No, the states were colonies of Great Britain, and as such did not possess sovereignty at all. Hence that little business called The American Revolution. And when they entered into a compact to rebel against Great Britain they ceded some of their putative sovereignty to the federal government they were creating. The Constitution which replaced the original jury-rigged arrangement spells this out in greater detail, and very explicitly establishes that the federal government is supreme over the states, though the states retain some reserved powers.
You give the version of the narrative nurtured by Hamilton, Marshall, Story, and Lincoln, the version which has become “the” narrative of the consolidated and centralized state which Lincoln created in the crucible of war. The facts of the time refute the Lincoln narrative in legions of details. I look forward to iron sharpening iron as we discuss this important matter.
“The Constitution which replaced the original jury-rigged arrangement spells this out in greater detail, and very explicitly establishes that the federal government is supreme over the states, though the states retain some reserved powers.”
How does the whole antedate and create the parts which constitute it?
pb — Sorry for the delay in responding. I hit the deck a couple days ago when I heard iron sharpening iron, but seeing as how there’s a kind of quiet I’ll just say that section-and-range technology undoubtedly helped to ensure a wide distribution of land ownership, in this country, relative to overall popualtion numbers. The problem is that the technology also served as a vehicle for commodifying our most significant outward sign of communitarian life, and disentangling land ownership from obligations to serve the common good.
Mr. Hoyt, what do you think then of the claim that “liberal” understandings of property/property rights had more of an impact on the political and social development of the United States than the supposed liberal basis of Constitution (or the Declaration of Independence).

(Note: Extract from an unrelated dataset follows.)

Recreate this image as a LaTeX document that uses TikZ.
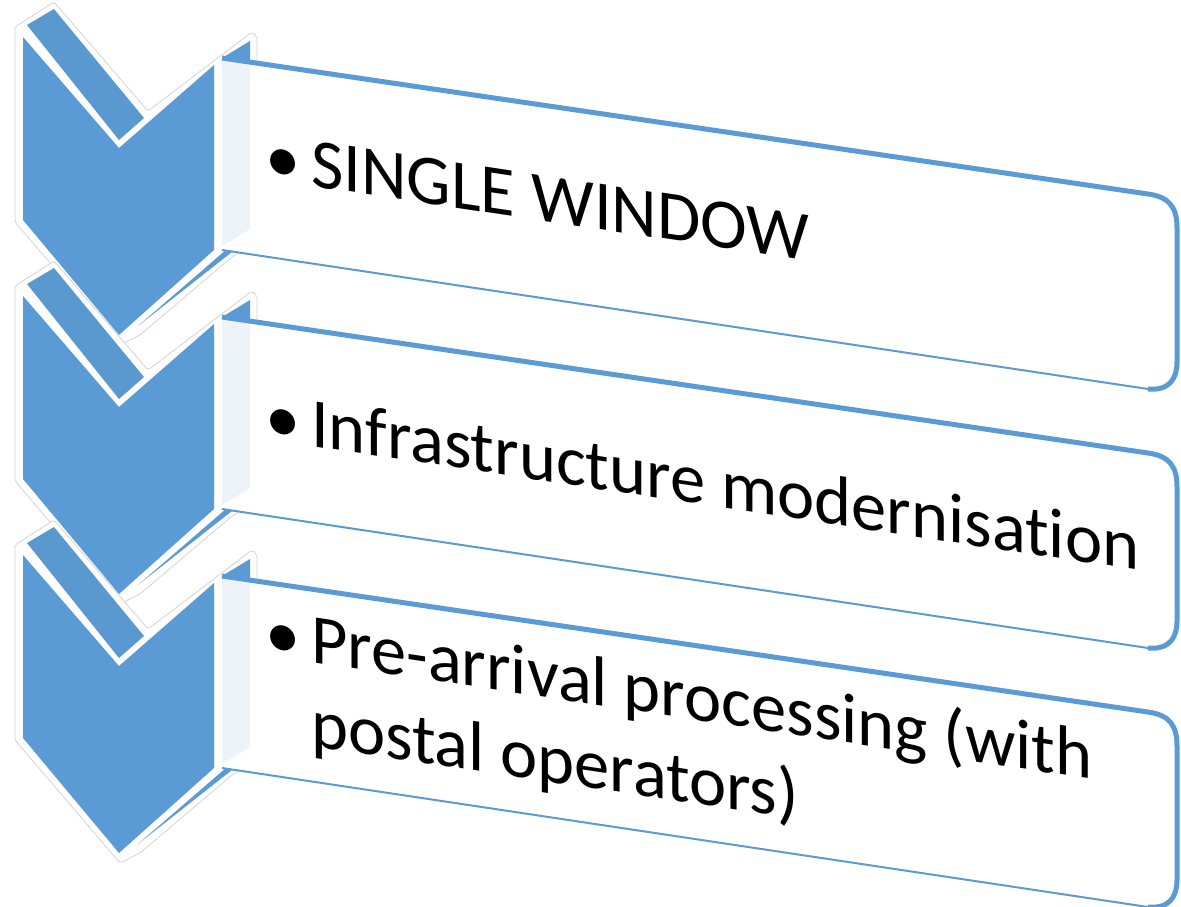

Proverbs 27:17 “Iron sharpeneth iron; so a man sharpeneth the countenance of his friend.”
No need to hit the deck. Just a friendly word from Holy Writ and meant in that context when it was penned in paraphrase.

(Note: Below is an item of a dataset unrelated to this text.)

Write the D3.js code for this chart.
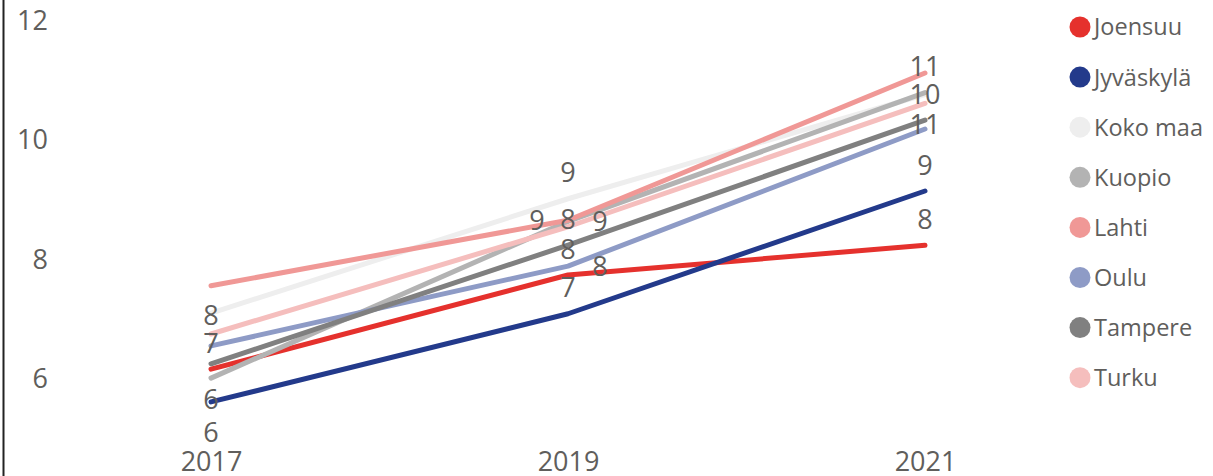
<!DOCTYPE html>
<html lang="fi">
<head>
<meta charset="UTF-8">
<title>Kehitys 2017–2021</title>
<script src="https://d3js.org/d3.v7.min.js"></script>
<style>
    body { margin: 0; background: #fff; font-family: "Open Sans", "Noto Sans", sans-serif; }
    svg text { fill: #605E5C; }
</style>
</head>
<body>
<svg width="1213" height="476"></svg>
<script>
// data
var years = [2017, 2019, 2021];
var seriesNames = ["Joensuu", "Jyväskylä", "Koko maa", "Kuopio", "Lahti", "Oulu", "Tampere", "Turku"];
var seriesColors = ["#E5312D", "#233A8B", "#EEEEEE", "#B3B3B3", "#F09896", "#8E9BC6", "#808080", "#F5BEBD"];

var joensuu   = [6.14, 7.72, 8.22];
var jyvaskyla = [5.59, 7.07, 9.13];
var kokoMaa   = [7.08, 9.00, 10.75];
var kuopio    = [5.99, 8.62, 10.78];
var lahti     = [7.54, 8.64, 11.11];
var oulu      = [6.53, 7.87, 10.17];
var tampere   = [6.23, 8.22, 10.32];
var turku     = [6.73, 8.53, 10.60];
var seriesValues = [joensuu, jyvaskyla, kokoMaa, kuopio, lahti, oulu, tampere, turku];

var yTicks = [6, 8, 10, 12];

// which data labels are shown, and on which side of the point
var labelSides = [
    ["below", "above", "above"],   // Joensuu
    ["below", "above", "above"],   // Jyväskylä
    ["below", "above", "below"],   // Koko maa
    [null,    "right", "above"],   // Kuopio
    ["below", "left",  null],      // Lahti
    [null,    "right", null],      // Oulu
    [null,    "above", "above"],   // Tampere
    [null,    null,    null]       // Turku
];

var svg = d3.select("svg");

var x = d3.scalePoint().domain(years).range([211, 925]);
var y = d3.scaleLinear().domain([6, 12]).range([377.5, 20]);

// left frame line
svg.append("line")
    .attr("x1", 3.5).attr("x2", 3.5)
    .attr("y1", 0).attr("y2", 476)
    .attr("stroke", "#222")
    .attr("stroke-width", 2);

// y axis (labels only)
var yAxis = svg.append("g")
    .attr("transform", "translate(48,0)")
    .call(d3.axisLeft(y).tickValues(yTicks).tickSize(0).tickPadding(0).tickFormat(d3.format("d")));
yAxis.select(".domain").remove();
yAxis.selectAll("text")
    .attr("font-size", 27)
    .attr("font-family", "Open Sans, sans-serif")
    .attr("fill", "#605E5C")
    .attr("dy", "0.36em");

// x axis (labels only)
var xAxis = svg.append("g")
    .attr("transform", "translate(0,461)")
    .call(d3.axisBottom(x).tickSize(0).tickPadding(0).tickFormat(d3.format("d")));
xAxis.select(".domain").remove();
xAxis.selectAll("text")
    .attr("font-size", 27)
    .attr("font-family", "Open Sans, sans-serif")
    .attr("fill", "#605E5C")
    .attr("dy", "0.36em");

var line = d3.line()
    .x(function(d, i) { return x(years[i]); })
    .y(function(d) { return y(d); });

svg.append("g").selectAll("path")
    .data(seriesValues)
    .join("path")
    .attr("d", line)
    .attr("fill", "none")
    .attr("stroke", function(d, i) { return seriesColors[i]; })
    .attr("stroke-width", 5)
    .attr("stroke-linecap", "round")
    .attr("stroke-linejoin", "round");

// data labels
var offsets = {
    above: [0, -26],
    below: [0, 30],
    left:  [-31, 0],
    right: [32, 0]
};
var labels = [];
seriesValues.forEach(function(vals, s) {
    vals.forEach(function(v, i) {
        var side = labelSides[s][i];
        if (side) labels.push({ year: years[i], value: v, side: side });
    });
});

svg.append("g").selectAll("text")
    .data(labels)
    .join("text")
    .attr("x", function(d) { return x(d.year) + offsets[d.side][0]; })
    .attr("y", function(d) { return y(d.value) + offsets[d.side][1]; })
    .attr("dy", "0.36em")
    .attr("text-anchor", "middle")
    .attr("font-size", 27)
    .text(function(d) { return d3.format(".0f")(d.value); });

// legend
var legend = svg.append("g").selectAll("g")
    .data(seriesNames)
    .join("g")
    .attr("transform", function(d, i) { return "translate(1080," + (27 + i * 50.1) + ")"; });

legend.append("circle")
    .attr("r", 10.5)
    .attr("fill", function(d, i) { return seriesColors[i]; });

legend.append("text")
    .attr("x", 14)
    .attr("dy", "0.36em")
    .attr("font-size", 23.5)
    .text(function(d) { return d; });
</script>
</body>
</html>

Your point on section-range technology makes a point.
“Historically, citizens were citizens of the states first. Sovereignty lay with the states, not with the federal union.”

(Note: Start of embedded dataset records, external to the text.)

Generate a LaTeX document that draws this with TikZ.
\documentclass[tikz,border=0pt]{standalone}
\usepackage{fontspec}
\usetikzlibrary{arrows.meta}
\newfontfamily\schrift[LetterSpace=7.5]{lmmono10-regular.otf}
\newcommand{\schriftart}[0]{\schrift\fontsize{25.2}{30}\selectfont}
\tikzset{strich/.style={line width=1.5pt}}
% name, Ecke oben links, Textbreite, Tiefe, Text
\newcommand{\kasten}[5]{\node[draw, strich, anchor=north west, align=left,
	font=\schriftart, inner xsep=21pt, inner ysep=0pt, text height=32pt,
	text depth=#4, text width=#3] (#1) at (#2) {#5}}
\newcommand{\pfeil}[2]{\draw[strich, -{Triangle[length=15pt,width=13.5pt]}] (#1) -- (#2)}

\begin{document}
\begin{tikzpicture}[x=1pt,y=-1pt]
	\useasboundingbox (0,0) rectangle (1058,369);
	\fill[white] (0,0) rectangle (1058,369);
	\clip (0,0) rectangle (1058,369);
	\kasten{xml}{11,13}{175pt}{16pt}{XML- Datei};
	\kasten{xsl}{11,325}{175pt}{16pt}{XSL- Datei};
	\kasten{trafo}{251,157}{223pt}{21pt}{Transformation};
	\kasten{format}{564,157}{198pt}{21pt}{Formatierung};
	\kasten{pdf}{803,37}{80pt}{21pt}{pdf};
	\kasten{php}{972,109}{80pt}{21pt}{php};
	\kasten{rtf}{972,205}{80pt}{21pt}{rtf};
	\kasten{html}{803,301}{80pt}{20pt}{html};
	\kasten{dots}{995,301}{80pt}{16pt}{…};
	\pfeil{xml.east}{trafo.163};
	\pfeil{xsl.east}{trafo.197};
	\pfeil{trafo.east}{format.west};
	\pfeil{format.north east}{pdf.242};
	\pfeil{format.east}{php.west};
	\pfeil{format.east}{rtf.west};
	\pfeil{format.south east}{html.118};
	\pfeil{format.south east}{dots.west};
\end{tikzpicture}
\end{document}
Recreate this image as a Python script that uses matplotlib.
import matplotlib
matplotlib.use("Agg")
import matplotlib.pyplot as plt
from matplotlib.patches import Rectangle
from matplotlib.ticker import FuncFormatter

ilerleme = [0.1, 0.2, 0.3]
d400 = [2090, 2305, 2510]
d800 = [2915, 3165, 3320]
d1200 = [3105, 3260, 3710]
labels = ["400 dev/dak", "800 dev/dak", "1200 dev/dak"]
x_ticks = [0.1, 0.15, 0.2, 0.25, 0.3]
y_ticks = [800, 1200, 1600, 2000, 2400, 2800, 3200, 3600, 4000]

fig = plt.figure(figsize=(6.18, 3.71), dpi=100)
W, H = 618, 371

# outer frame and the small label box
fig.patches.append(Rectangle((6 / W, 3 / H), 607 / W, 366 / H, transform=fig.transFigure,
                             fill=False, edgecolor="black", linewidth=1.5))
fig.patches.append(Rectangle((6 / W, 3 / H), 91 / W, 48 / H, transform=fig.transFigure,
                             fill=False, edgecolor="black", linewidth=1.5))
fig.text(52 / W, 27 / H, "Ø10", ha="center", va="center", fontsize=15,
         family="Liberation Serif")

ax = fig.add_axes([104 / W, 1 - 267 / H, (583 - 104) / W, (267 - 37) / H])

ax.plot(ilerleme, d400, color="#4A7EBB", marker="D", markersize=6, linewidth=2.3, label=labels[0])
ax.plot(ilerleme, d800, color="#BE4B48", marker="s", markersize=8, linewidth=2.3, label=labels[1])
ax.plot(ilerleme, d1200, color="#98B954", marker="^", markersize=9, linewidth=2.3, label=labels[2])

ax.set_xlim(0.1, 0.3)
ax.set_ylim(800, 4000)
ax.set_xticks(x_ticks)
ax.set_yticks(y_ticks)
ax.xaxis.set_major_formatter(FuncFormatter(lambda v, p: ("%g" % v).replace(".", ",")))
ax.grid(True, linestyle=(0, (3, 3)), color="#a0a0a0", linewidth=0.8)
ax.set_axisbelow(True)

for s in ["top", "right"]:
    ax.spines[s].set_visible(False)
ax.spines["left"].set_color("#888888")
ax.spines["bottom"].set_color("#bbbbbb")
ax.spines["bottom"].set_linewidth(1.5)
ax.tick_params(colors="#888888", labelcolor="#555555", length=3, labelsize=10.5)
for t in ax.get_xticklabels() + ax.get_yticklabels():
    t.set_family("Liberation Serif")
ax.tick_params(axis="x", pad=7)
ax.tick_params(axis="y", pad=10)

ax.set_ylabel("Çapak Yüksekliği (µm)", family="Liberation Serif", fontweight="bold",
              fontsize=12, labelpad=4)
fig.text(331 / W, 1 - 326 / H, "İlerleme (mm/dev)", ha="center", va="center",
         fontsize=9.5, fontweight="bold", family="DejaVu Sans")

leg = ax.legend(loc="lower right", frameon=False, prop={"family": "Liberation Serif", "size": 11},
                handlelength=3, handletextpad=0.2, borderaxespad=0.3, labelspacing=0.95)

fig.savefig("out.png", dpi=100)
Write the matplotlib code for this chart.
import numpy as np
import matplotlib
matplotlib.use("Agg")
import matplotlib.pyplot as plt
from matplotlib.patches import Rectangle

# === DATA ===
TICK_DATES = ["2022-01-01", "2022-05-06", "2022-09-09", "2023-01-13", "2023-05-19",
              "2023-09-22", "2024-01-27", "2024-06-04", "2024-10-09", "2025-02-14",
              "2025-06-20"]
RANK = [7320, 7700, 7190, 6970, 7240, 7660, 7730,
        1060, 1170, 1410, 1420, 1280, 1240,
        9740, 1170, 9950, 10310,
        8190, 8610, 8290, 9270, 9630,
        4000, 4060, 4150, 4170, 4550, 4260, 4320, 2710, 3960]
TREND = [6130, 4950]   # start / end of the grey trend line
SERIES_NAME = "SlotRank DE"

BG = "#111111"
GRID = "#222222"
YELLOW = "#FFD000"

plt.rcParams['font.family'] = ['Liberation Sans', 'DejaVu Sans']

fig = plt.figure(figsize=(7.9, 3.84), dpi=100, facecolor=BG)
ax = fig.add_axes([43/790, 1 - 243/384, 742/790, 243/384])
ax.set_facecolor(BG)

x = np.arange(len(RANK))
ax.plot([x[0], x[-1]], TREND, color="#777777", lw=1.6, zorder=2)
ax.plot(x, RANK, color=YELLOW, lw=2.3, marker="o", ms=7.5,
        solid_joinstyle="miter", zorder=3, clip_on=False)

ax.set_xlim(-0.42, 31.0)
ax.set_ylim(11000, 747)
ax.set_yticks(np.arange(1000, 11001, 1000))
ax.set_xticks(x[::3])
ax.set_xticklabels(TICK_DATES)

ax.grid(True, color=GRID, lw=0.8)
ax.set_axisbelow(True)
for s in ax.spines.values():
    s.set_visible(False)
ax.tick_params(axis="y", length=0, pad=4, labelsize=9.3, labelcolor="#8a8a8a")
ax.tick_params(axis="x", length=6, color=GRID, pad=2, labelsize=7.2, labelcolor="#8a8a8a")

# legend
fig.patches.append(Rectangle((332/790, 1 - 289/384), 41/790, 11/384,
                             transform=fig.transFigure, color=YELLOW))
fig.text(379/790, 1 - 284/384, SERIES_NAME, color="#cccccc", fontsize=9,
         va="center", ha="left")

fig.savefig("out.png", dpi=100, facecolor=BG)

pb, please read The Federalist Papers sometime. One purpose of entering into a constitutional compact creating a federal government and delegating to it certain enumerated and implied powers, was that, unlike the old Confederation, the federal government should act upon, and be acted upon by, the individual citizenry among the several states. The states would retain powers not delegated, but would no longer by the intermediary between the federal government and the citizenry.
It is also true that before the states became sovereign states, they were the subject and dependent colonies of the British Empire. They became sovereign states only by virtue of their common and united effort. Without federal unity, they might well have lost many attributes of sovereignty, becoming the playthings of competing empires, as the elective Polish crown became the object of the bribes of more powerful European neighbors.
Finally, the Fourteenth Amendment definitively established that the citizens of each state are Citizens of the United States. A constitutional amendment is by definition constitutional. Even states may not deny the liberties of citizens of the United States. It is quite as possible for a state government to become tyrannical as a federal government.
The Federalist Papers are not the tool for understanding the Constitution, unlike the ratification conventions.
Well, the rise of the Home Owners Association has certainly brought back feudalism to America’s suburbs. And cities are beginning to act like HOAs, and people are starting to think of themselves as having a property right in the zoning plan of the city. Feudalism is back!